Supplied records:
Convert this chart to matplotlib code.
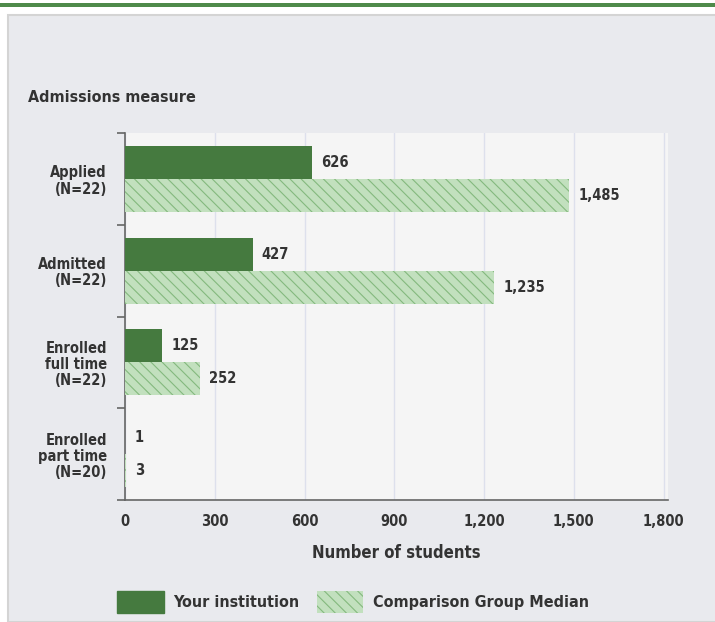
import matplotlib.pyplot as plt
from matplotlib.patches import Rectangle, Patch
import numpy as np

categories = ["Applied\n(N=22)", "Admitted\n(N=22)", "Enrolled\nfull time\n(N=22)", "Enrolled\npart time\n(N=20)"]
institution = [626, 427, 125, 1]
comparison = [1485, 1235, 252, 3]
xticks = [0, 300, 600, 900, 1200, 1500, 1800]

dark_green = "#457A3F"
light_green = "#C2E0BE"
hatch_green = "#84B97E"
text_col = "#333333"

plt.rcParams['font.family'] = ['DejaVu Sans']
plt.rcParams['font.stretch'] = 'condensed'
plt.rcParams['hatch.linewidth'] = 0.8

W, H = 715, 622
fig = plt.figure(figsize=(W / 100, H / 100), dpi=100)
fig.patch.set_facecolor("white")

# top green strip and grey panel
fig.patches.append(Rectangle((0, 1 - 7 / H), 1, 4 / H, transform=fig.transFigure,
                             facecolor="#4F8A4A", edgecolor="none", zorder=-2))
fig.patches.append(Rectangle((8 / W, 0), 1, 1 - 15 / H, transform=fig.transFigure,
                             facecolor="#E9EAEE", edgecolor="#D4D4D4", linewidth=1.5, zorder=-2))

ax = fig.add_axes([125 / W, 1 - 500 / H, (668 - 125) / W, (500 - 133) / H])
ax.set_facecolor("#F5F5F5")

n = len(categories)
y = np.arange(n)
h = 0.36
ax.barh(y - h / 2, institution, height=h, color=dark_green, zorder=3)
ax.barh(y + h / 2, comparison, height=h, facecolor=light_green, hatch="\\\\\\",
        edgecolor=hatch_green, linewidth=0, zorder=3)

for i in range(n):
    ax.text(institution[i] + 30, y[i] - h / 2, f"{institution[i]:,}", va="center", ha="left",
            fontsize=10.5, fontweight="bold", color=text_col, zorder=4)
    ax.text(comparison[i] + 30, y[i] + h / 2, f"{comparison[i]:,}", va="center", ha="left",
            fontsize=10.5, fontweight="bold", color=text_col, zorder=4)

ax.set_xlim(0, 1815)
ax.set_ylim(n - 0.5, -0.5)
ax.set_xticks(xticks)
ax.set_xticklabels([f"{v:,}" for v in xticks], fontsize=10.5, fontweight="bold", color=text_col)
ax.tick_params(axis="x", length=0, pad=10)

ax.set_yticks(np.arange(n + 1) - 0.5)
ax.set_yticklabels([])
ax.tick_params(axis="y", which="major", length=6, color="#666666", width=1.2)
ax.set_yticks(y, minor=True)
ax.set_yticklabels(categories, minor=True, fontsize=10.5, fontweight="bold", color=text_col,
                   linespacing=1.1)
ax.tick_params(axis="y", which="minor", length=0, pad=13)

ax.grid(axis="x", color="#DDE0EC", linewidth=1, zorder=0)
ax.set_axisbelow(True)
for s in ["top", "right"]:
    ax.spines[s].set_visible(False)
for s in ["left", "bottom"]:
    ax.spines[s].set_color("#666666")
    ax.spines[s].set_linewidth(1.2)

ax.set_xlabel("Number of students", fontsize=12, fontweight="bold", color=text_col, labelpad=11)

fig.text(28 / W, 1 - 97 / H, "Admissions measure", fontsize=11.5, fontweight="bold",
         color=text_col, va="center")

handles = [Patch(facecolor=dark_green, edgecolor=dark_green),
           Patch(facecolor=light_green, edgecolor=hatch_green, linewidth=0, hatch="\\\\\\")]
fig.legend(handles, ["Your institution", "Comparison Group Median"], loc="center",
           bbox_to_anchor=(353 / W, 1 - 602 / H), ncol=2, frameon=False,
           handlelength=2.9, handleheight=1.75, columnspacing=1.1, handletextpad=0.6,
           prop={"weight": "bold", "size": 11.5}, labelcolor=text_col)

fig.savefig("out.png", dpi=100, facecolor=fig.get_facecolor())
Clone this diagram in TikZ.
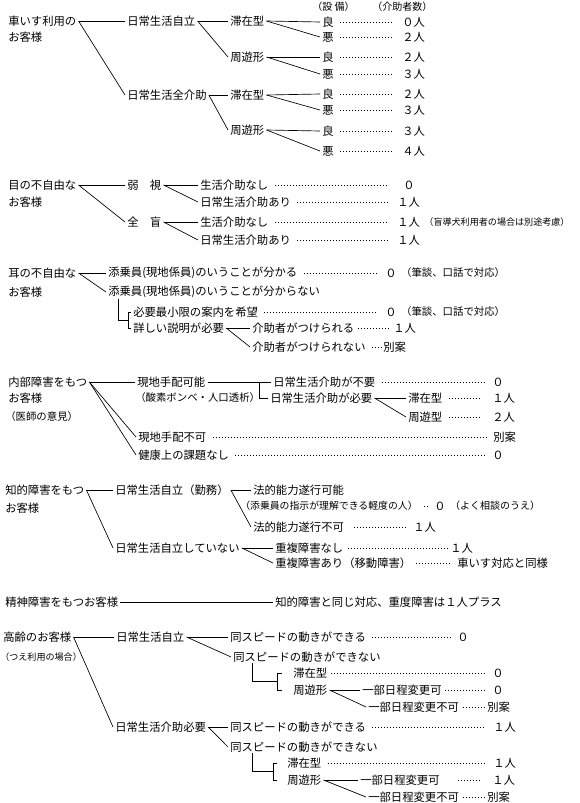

Requirement: Go through the entries above and print each one exactly, minus the pictures.

Problem solution:
Convert this chart to matplotlib code.
import matplotlib.pyplot as plt
from matplotlib.patches import Rectangle, Patch
import numpy as np

categories = ["Applied\n(N=22)", "Admitted\n(N=22)", "Enrolled\nfull time\n(N=22)", "Enrolled\npart time\n(N=20)"]
institution = [626, 427, 125, 1]
comparison = [1485, 1235, 252, 3]
xticks = [0, 300, 600, 900, 1200, 1500, 1800]

dark_green = "#457A3F"
light_green = "#C2E0BE"
hatch_green = "#84B97E"
text_col = "#333333"

plt.rcParams['font.family'] = ['DejaVu Sans']
plt.rcParams['font.stretch'] = 'condensed'
plt.rcParams['hatch.linewidth'] = 0.8

W, H = 715, 622
fig = plt.figure(figsize=(W / 100, H / 100), dpi=100)
fig.patch.set_facecolor("white")

# top green strip and grey panel
fig.patches.append(Rectangle((0, 1 - 7 / H), 1, 4 / H, transform=fig.transFigure,
                             facecolor="#4F8A4A", edgecolor="none", zorder=-2))
fig.patches.append(Rectangle((8 / W, 0), 1, 1 - 15 / H, transform=fig.transFigure,
                             facecolor="#E9EAEE", edgecolor="#D4D4D4", linewidth=1.5, zorder=-2))

ax = fig.add_axes([125 / W, 1 - 500 / H, (668 - 125) / W, (500 - 133) / H])
ax.set_facecolor("#F5F5F5")

n = len(categories)
y = np.arange(n)
h = 0.36
ax.barh(y - h / 2, institution, height=h, color=dark_green, zorder=3)
ax.barh(y + h / 2, comparison, height=h, facecolor=light_green, hatch="\\\\\\",
        edgecolor=hatch_green, linewidth=0, zorder=3)

for i in range(n):
    ax.text(institution[i] + 30, y[i] - h / 2, f"{institution[i]:,}", va="center", ha="left",
            fontsize=10.5, fontweight="bold", color=text_col, zorder=4)
    ax.text(comparison[i] + 30, y[i] + h / 2, f"{comparison[i]:,}", va="center", ha="left",
            fontsize=10.5, fontweight="bold", color=text_col, zorder=4)

ax.set_xlim(0, 1815)
ax.set_ylim(n - 0.5, -0.5)
ax.set_xticks(xticks)
ax.set_xticklabels([f"{v:,}" for v in xticks], fontsize=10.5, fontweight="bold", color=text_col)
ax.tick_params(axis="x", length=0, pad=10)

ax.set_yticks(np.arange(n + 1) - 0.5)
ax.set_yticklabels([])
ax.tick_params(axis="y", which="major", length=6, color="#666666", width=1.2)
ax.set_yticks(y, minor=True)
ax.set_yticklabels(categories, minor=True, fontsize=10.5, fontweight="bold", color=text_col,
                   linespacing=1.1)
ax.tick_params(axis="y", which="minor", length=0, pad=13)

ax.grid(axis="x", color="#DDE0EC", linewidth=1, zorder=0)
ax.set_axisbelow(True)
for s in ["top", "right"]:
    ax.spines[s].set_visible(False)
for s in ["left", "bottom"]:
    ax.spines[s].set_color("#666666")
    ax.spines[s].set_linewidth(1.2)

ax.set_xlabel("Number of students", fontsize=12, fontweight="bold", color=text_col, labelpad=11)

fig.text(28 / W, 1 - 97 / H, "Admissions measure", fontsize=11.5, fontweight="bold",
         color=text_col, va="center")

handles = [Patch(facecolor=dark_green, edgecolor=dark_green),
           Patch(facecolor=light_green, edgecolor=hatch_green, linewidth=0, hatch="\\\\\\")]
fig.legend(handles, ["Your institution", "Comparison Group Median"], loc="center",
           bbox_to_anchor=(353 / W, 1 - 602 / H), ncol=2, frameon=False,
           handlelength=2.9, handleheight=1.75, columnspacing=1.1, handletextpad=0.6,
           prop={"weight": "bold", "size": 11.5}, labelcolor=text_col)

fig.savefig("out.png", dpi=100, facecolor=fig.get_facecolor())
Clone this diagram in TikZ.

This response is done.